I started with the Lee Perfect and for the price, it was unbelievably good. What I am saying is that I paid like $15 for this when every other measure was $60+ and this would have been circa 1991 or so. It worked extremely well for the low investment dollars. It's not as good as the other measures, obviously, but it's -FAR- better than being stuck with only dippers or not even dippers.
My next measure was a definite investment for me, at $65 (at the time), the big tall Hornady measure was like adding a Cadillac to my budget load bench. I used it for many years with success but there were frustrations associated with it also.
One day at a gun show I spotted a barely used Lyman 55. It definitely wasn't new but it seemed totally ready to go and for $20, there was simply no possible way to fail.
Not to overstate it, but to this day, and nearly 30 years and documented over 100,000 rounds loaded, this has been the single finest tool that I have ever owned associated with handloading. I've said it before, if the house was going up in flames (okay, bad analogy...) if the house was getting sucked in to a sink hole and I could only grab one thing from my loading room, the Lyman 55 is coming out of that house safely with me.
The design in post #6 above me by Road Clam is accurate in that it is more complex, but in my opinion, THAT is what makes it better (far better) than the Hornady I had been using before. I have never used the RCBS Uniflow that is getting all the raves in this thread, but the design of the RCBS and Hornady is similar -- it is a single chamber adjustable tube that fills almost vertically and is rotated downward to empty.

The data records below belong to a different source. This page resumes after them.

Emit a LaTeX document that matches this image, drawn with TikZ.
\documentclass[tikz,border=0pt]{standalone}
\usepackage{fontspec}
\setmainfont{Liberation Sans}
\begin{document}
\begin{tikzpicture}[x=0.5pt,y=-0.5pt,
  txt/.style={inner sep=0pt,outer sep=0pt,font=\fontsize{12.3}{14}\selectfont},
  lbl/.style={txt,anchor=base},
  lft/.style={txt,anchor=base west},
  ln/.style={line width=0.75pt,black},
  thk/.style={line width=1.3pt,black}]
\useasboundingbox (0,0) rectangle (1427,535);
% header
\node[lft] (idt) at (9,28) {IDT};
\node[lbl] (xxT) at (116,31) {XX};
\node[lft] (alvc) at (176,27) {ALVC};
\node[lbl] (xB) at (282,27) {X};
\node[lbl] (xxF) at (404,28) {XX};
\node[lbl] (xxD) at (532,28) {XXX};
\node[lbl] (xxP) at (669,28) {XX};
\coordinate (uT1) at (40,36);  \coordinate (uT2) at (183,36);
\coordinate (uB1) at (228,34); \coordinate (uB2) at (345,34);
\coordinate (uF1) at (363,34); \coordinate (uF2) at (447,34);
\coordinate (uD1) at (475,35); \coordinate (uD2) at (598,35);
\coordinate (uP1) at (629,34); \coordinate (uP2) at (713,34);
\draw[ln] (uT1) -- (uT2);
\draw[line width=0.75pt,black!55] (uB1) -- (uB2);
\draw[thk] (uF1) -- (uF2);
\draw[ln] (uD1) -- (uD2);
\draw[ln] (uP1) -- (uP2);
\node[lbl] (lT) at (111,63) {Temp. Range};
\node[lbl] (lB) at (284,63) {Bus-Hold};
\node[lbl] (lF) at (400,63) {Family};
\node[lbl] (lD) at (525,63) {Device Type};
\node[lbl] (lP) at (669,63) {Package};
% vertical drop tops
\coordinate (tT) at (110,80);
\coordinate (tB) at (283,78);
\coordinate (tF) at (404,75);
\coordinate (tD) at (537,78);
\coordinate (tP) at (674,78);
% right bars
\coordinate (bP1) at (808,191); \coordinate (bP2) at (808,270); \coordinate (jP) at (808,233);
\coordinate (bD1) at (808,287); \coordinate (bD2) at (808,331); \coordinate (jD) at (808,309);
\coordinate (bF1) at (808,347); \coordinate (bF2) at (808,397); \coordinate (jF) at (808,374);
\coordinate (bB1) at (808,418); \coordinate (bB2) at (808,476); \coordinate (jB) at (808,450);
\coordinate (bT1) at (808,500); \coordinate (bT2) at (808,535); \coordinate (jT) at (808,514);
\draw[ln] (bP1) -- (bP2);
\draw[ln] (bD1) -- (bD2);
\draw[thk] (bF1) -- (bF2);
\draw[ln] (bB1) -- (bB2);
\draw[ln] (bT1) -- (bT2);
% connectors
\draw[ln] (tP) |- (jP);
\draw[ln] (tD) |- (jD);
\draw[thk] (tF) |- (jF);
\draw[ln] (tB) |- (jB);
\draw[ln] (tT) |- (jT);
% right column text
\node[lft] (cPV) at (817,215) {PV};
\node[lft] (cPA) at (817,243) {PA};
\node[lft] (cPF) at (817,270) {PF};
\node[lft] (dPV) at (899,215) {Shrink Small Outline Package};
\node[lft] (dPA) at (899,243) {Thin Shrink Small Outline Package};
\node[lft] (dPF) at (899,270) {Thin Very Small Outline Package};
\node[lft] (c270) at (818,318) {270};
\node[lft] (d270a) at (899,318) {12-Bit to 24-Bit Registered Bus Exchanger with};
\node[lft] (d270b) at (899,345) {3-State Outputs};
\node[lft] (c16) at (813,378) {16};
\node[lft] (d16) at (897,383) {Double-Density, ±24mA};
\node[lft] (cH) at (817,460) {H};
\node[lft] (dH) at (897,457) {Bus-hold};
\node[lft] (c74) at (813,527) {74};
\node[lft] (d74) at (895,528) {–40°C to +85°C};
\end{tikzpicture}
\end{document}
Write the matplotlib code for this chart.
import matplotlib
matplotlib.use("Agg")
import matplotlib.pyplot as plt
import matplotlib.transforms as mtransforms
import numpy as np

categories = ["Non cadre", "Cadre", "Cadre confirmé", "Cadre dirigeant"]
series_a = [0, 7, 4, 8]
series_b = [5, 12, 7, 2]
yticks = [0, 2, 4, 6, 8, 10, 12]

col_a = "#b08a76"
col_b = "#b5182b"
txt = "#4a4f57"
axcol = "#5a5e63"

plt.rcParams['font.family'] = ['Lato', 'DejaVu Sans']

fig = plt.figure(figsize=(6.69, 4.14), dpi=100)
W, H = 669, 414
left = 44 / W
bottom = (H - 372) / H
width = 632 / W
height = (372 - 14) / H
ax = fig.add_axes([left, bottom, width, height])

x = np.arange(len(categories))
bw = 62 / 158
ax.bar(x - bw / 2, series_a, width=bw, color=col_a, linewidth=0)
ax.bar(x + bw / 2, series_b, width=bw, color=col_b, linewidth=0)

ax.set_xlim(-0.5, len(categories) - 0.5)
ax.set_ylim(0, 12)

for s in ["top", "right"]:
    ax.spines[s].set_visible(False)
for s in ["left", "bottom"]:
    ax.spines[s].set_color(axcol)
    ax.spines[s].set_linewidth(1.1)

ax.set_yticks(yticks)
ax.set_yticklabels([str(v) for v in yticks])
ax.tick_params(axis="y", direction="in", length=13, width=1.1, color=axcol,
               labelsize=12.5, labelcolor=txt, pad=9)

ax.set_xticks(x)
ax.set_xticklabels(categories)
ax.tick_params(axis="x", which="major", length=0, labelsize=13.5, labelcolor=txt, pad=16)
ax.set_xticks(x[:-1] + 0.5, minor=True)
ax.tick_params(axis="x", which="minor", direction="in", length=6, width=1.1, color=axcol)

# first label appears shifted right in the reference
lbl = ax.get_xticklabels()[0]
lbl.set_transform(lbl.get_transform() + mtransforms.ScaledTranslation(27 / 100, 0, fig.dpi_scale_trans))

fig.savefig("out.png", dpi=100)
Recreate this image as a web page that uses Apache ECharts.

The Lyman 55 uses a horizontal chamber that has three sizes of adjustment and across absolutely -EVERY- powder that I have ever tried with both, I couldn't find a reason to keep my Hornady for anything except an emergency backup. And shortly after I added a second Lyman 55, I moved the Hornady to a friend that I taught to handload who just really liked it after I let him borrow it while he pondered his choices.
Everyone should be blessed with a measure that they genuinely love and trust, no matter what make or model they end up with. For me, that's always going to be a Lyman 55 and if the last 10 years and 80,000+ rounds of ammo is any indicator, it may very well be this one single unit that I found at a show, used, for $20.